Given the fact: (Asymptotic form) For $\theta \in (0, \pi)$, we have $$ P_n(\cos \theta)= J_0(n\theta)+ O(\dfrac{1}{n})= \sqrt{\dfrac{2}{\pi n \sin \theta}}\sin \left(\dfrac{2n+1}{2}\theta + \dfrac{\pi}{4}\right) + O(\dfrac{1}{n}),$$ (where $J_0$ is the zeroth Bessel function of the first kind).

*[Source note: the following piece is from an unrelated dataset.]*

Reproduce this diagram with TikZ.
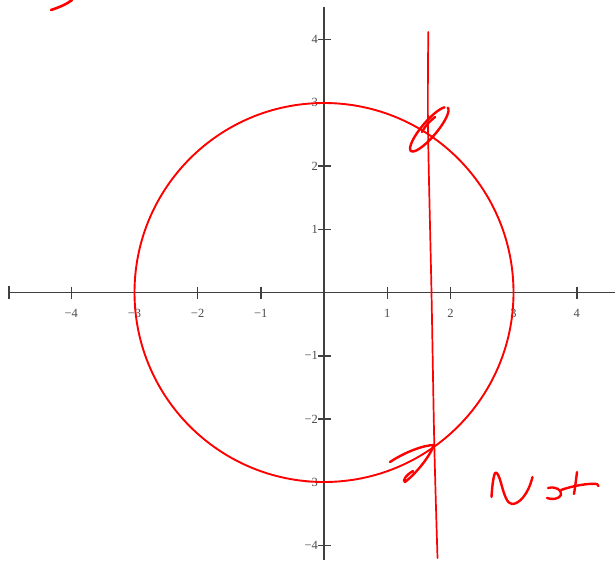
\documentclass[tikz,border=0pt]{standalone}
\usepackage{fontspec}
\setmainfont{Liberation Serif}
\begin{document}
\begin{tikzpicture}[x=1pt,y=-1pt,
  axis/.style={draw=black!75,line width=1.6pt},
  tickmark/.style={draw=black!75,line width=1.4pt},
  lbl/.style={text=black!70,font=\fontsize{12.5}{14}\selectfont,inner sep=0pt},
  curve/.style={draw=red,line width=1.9pt},
  ink/.style={draw=red,line width=2.4pt,line cap=round,line join=round}]
\useasboundingbox (0,0) rectangle (615,560);
\fill[white] (0,0) rectangle (615,560);
% axes
\coordinate (O) at (324,292.5);
\coordinate (xl) at (9,292.5);
\coordinate (xr) at (615,292.5);
\coordinate (yt) at (324,7);
\coordinate (yb) at (324,560);
\draw[axis] (xl) -- (xr);
\draw[axis] (yt) -- (yb);
\draw[tickmark] (9,286) -- (9,299);
% x ticks and labels
\foreach \i/\t in {-4/{−4},-3/{−3},-2/{−2},-1/{−1},1/1,2/2,3/3,4/4}{
  \draw[tickmark] ({324+63.2*\i},286.5) -- ({324+63.2*\i},299);
  \node[lbl,anchor=center] (xlab\i) at ({324+63.2*\i},313) {\t};
}
% y ticks and labels
\foreach \i/\t in {4/4,3/3,2/2,1/1,-1/{−1},-2/{−2},-3/{−3},-4/{−4}}{
  \draw[tickmark] (318,{292.5-63.3*\i}) -- (331,{292.5-63.3*\i});
  \node[lbl,anchor=east] (ylab\i) at (318,{292.5-63.3*\i}) {\t};
}
% circle
\draw[curve] (O) circle (189.5);
% handwritten vertical line
\draw[ink,line width=1.7pt] plot[smooth] coordinates {(428.3,32) (428,128) (431.5,293) (434.3,445) (437.5,558)};
% top loop
\draw[ink] plot[smooth,samples=60,domain=0:340,variable=\t]
  ({429.3+28.4*cos(\t)*0.646+7.5*sin(\t)*0.762},{129.3-28.4*cos(\t)*0.762+7.5*sin(\t)*0.646});
\draw[ink] (435,117) .. controls (430,121) and (425,126) .. (422,132);
% bottom mark
\draw[ink] (390,462) .. controls (405,452) and (424,445) .. (434,445)
  .. controls (428,460) and (413,476) .. (405,482)
  .. controls (402,481) and (406,475) .. (413,471);
% "Not"
\draw[ink] (491.5,497) .. controls (492,488) and (493,478) .. (495,473)
  .. controls (497,471) and (499,476) .. (501,483)
  .. controls (504,494) and (507,504) .. (512,504)
  .. controls (519,504) and (528,495) .. (532.5,477);
\draw[ink] (548,488) .. controls (556,486) and (562,490) .. (561,495)
  .. controls (559,499) and (552,500) .. (547,498);
\draw[ink] (561,490) .. controls (572,486) and (588,483) .. (597,484) -- (598.5,486);
\draw[ink] (577,472) .. controls (576,480) and (575,488) .. (574,494);
% top-left stroke
\draw[ink,line width=2.6pt] (51,10) .. controls (60,7) and (67,4) .. (72,0);
\end{tikzpicture}
\end{document}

Consequently, for $x \in [-1,1]$ we get $\lim_{n \rightarrow \infty} P_n(x) = 0.$
Prove that for $x \in [-1,1]$ and $n \geq 1$, $$ (1-x^2)^{\frac{1}{4}} \lvert {P_n(x)} \rvert < \sqrt{\dfrac{2}{n \pi}}.$$
My approach:
Let $$x=\cos\theta$$. $$ \implies x^2 = \cos^2 \theta$$ $$ \implies x^2 = 1 - \sin^2 \theta$$ $$ \implies sin^2 \theta = x^2 - 1$$ $$ \implies \sqrt{sin\theta}= (x^2-1)^{\frac{1}{4}}$$ \ Given, $$ P_n(\cos \theta)= \sqrt{\dfrac{2}{\pi n \sin \theta}}\sin \left(\dfrac{2n+1}{2}\theta + \dfrac{\pi}{4}\right) + O(\dfrac{1}{n}),$$ $$ \sqrt{sin\theta}P_n(\cos \theta) = \sqrt{sin\theta}\sqrt{\dfrac{2}{\pi n \sin \theta}}\sin \left(\dfrac{2n+1}{2}\theta + \dfrac{\pi}{4}\right) + O(\dfrac{1}{n})$$ $$ \sqrt{sin\theta}P_n(\cos \theta) = \sqrt{\dfrac{2}{\pi n }}\sin \left(\dfrac{2n+1}{2}\theta + \dfrac{\pi}{4}\right) + O(\dfrac{1}{n})$$ $$ \sqrt{sin\theta}P_n(\cos \theta) = \sqrt{\dfrac{2}{\pi n }}\sin \left(\dfrac{2n+1}{2}\theta + \dfrac{\pi}{4}\right) + O(\dfrac{1}{n})$$ $$ (x^2-1)^{\frac{1}{4}}P_n(\cos \theta) = \sqrt{\dfrac{2}{\pi n }}\sin \left(\dfrac{2n+1}{2}\theta + \dfrac{\pi}{4}\right) + O(\dfrac{1}{n})$$
Since $\sin \left(\dfrac{2n+1}{2}\theta + \dfrac{\pi}{4}\right)$ is bounded between -1 and 1 with a max value of 1, and $ O(\dfrac{1}{n})$ is an error which is negligible, how would $ (1-x^2)^{\frac{1}{4}} \lvert {P_n(x)} \rvert < \sqrt{\dfrac{2}{n \pi}}.$? Isn't it $ (1-x^2)^{\frac{1}{4}} \lvert {P_n(x)} \rvert \leq \sqrt{\dfrac{2}{n \pi}}.$ instead?